[Records with drawing code]
^^^^^^^^

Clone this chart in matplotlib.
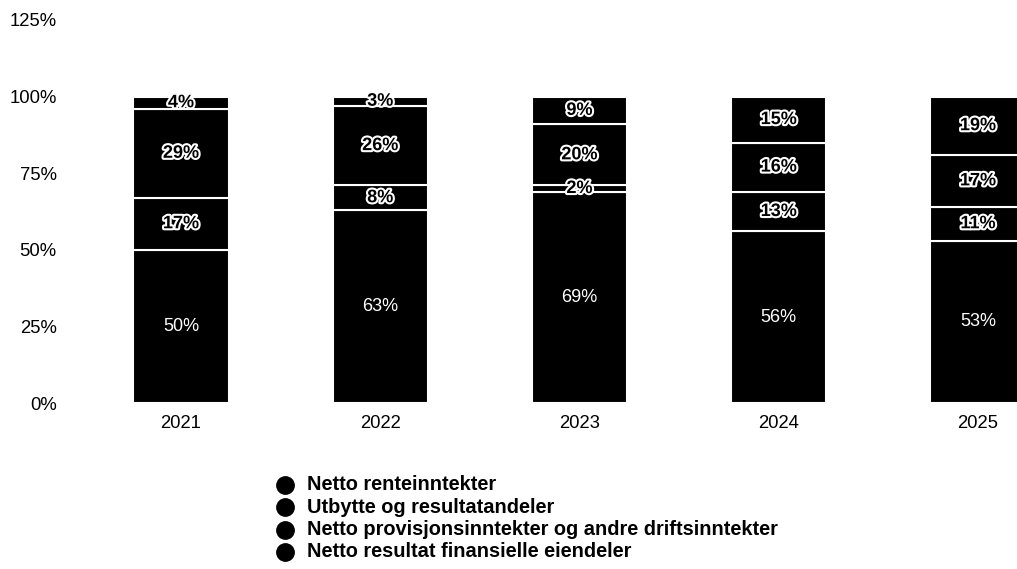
import matplotlib
matplotlib.use("Agg")
import matplotlib.pyplot as plt
import matplotlib.patheffects as pe
from matplotlib.lines import Line2D
import numpy as np

plt.rcParams['font.family'] = ['Liberation Sans', 'DejaVu Sans']

years = ["2021", "2022", "2023", "2024", "2025"]
series_names = [
    "Netto renteinntekter",
    "Utbytte og resultatandeler",
    "Netto provisjonsinntekter og andre driftsinntekter",
    "Netto resultat finansielle eiendeler",
]
netto_renteinntekter = [50, 63, 69, 56, 53]
utbytte = [17, 8, 2, 13, 11]
provisjon = [29, 26, 20, 16, 17]
finansielle = [4, 3, 9, 15, 19]
series_values = [netto_renteinntekter, utbytte, provisjon, finansielle]
y_ticks = [0, 25, 50, 75, 100, 125]

W, H = 1017, 569
fig = plt.figure(figsize=(W / 100, H / 100), dpi=100)

# axes geometry in pixels
ax_left_px, ax_right_px = 70, 1017
y0_px, ytop_px = 403, 20
ax = fig.add_axes([ax_left_px / W, (H - y0_px) / H,
                   (ax_right_px - ax_left_px) / W, (y0_px - ytop_px) / H])

c0, step = 181, 199.25
ax.set_xlim((ax_left_px - c0) / step, (ax_right_px - c0) / step)
ax.set_ylim(0, 125)

x = np.arange(len(years))
bottom = np.zeros(len(years))
for si, vals in enumerate(series_values):
    vals = np.array(vals, dtype=float)
    ax.bar(x, vals, bottom=bottom, width=0.477, color="black",
           edgecolor="white", linewidth=1.5, clip_on=True)
    for xi, (b, v) in enumerate(zip(bottom, vals)):
        yc = b + v / 2
        if si == 0:
            ax.text(xi, yc, f"{int(v)}%", ha="center", va="center",
                    color="white", fontsize=13)
        else:
            ax.text(xi, yc, f"{int(v)}%", ha="center", va="center",
                    color="black", fontsize=13, fontweight="bold",
                    path_effects=[pe.withStroke(linewidth=3.0, foreground="white")])
    bottom += vals

ax.set_xticks(x)
ax.set_xticklabels(years, fontsize=13.3)
ax.set_yticks(y_ticks)
ax.set_yticklabels([f"{t}%" for t in y_ticks], fontsize=13.3)
ax.tick_params(axis="both", length=0)
ax.tick_params(axis="y", pad=9.5)
ax.tick_params(axis="x", pad=8.5)
for s in ax.spines.values():
    s.set_visible(False)

# legend (manual)
row0, row_step = 485, 22.3
for i, name in enumerate(series_names):
    ypx = row0 + i * row_step
    yf = 1 - ypx / H
    fig.add_artist(Line2D([285 / W], [yf], marker="o", markersize=12.5,
                          color="black", linestyle="none",
                          transform=fig.transFigure))
    fig.text(307 / W, yf, name, ha="left", va="center", fontsize=14.4,
             fontweight="bold", color="black")

fig.savefig("out.png", dpi=100)
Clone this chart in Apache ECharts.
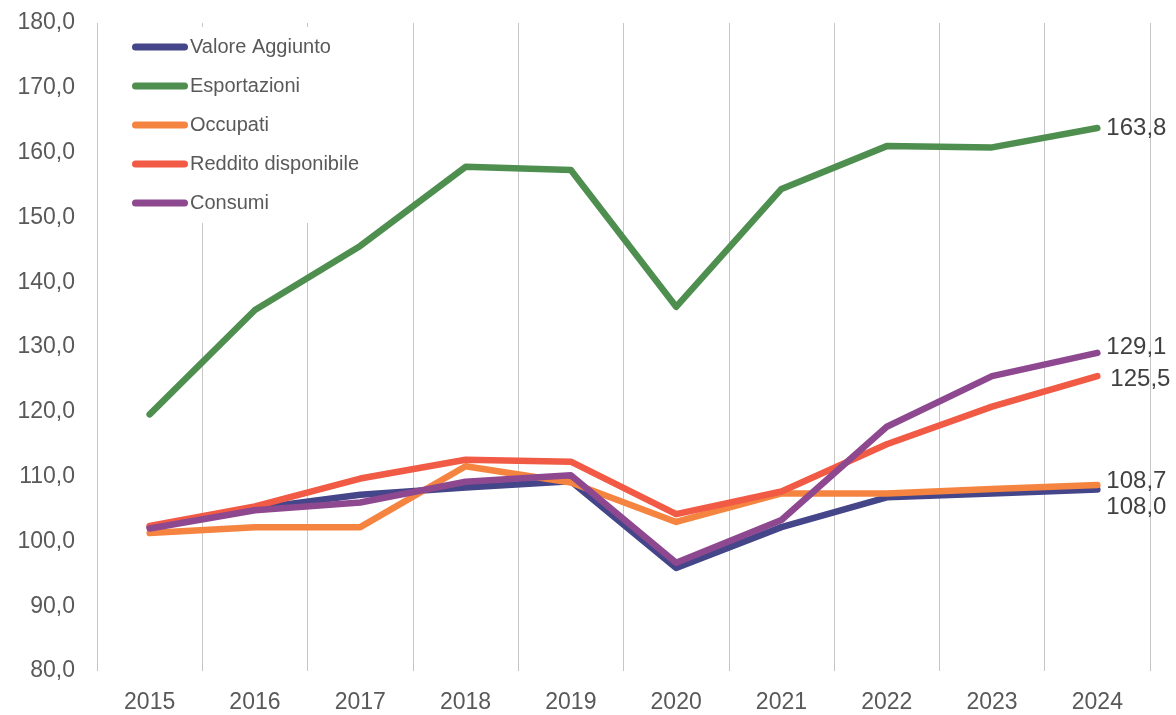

^^^^^^^^

Write out each line of the data exactly; the images should be left out.

Clone this chart in matplotlib.
import matplotlib
matplotlib.use("Agg")
import matplotlib.pyplot as plt
import matplotlib.patheffects as pe
from matplotlib.lines import Line2D
import numpy as np

plt.rcParams['font.family'] = ['Liberation Sans', 'DejaVu Sans']

years = ["2021", "2022", "2023", "2024", "2025"]
series_names = [
    "Netto renteinntekter",
    "Utbytte og resultatandeler",
    "Netto provisjonsinntekter og andre driftsinntekter",
    "Netto resultat finansielle eiendeler",
]
netto_renteinntekter = [50, 63, 69, 56, 53]
utbytte = [17, 8, 2, 13, 11]
provisjon = [29, 26, 20, 16, 17]
finansielle = [4, 3, 9, 15, 19]
series_values = [netto_renteinntekter, utbytte, provisjon, finansielle]
y_ticks = [0, 25, 50, 75, 100, 125]

W, H = 1017, 569
fig = plt.figure(figsize=(W / 100, H / 100), dpi=100)

# axes geometry in pixels
ax_left_px, ax_right_px = 70, 1017
y0_px, ytop_px = 403, 20
ax = fig.add_axes([ax_left_px / W, (H - y0_px) / H,
                   (ax_right_px - ax_left_px) / W, (y0_px - ytop_px) / H])

c0, step = 181, 199.25
ax.set_xlim((ax_left_px - c0) / step, (ax_right_px - c0) / step)
ax.set_ylim(0, 125)

x = np.arange(len(years))
bottom = np.zeros(len(years))
for si, vals in enumerate(series_values):
    vals = np.array(vals, dtype=float)
    ax.bar(x, vals, bottom=bottom, width=0.477, color="black",
           edgecolor="white", linewidth=1.5, clip_on=True)
    for xi, (b, v) in enumerate(zip(bottom, vals)):
        yc = b + v / 2
        if si == 0:
            ax.text(xi, yc, f"{int(v)}%", ha="center", va="center",
                    color="white", fontsize=13)
        else:
            ax.text(xi, yc, f"{int(v)}%", ha="center", va="center",
                    color="black", fontsize=13, fontweight="bold",
                    path_effects=[pe.withStroke(linewidth=3.0, foreground="white")])
    bottom += vals

ax.set_xticks(x)
ax.set_xticklabels(years, fontsize=13.3)
ax.set_yticks(y_ticks)
ax.set_yticklabels([f"{t}%" for t in y_ticks], fontsize=13.3)
ax.tick_params(axis="both", length=0)
ax.tick_params(axis="y", pad=9.5)
ax.tick_params(axis="x", pad=8.5)
for s in ax.spines.values():
    s.set_visible(False)

# legend (manual)
row0, row_step = 485, 22.3
for i, name in enumerate(series_names):
    ypx = row0 + i * row_step
    yf = 1 - ypx / H
    fig.add_artist(Line2D([285 / W], [yf], marker="o", markersize=12.5,
                          color="black", linestyle="none",
                          transform=fig.transFigure))
    fig.text(307 / W, yf, name, ha="left", va="center", fontsize=14.4,
             fontweight="bold", color="black")

fig.savefig("out.png", dpi=100)
Clone this chart in Apache ECharts.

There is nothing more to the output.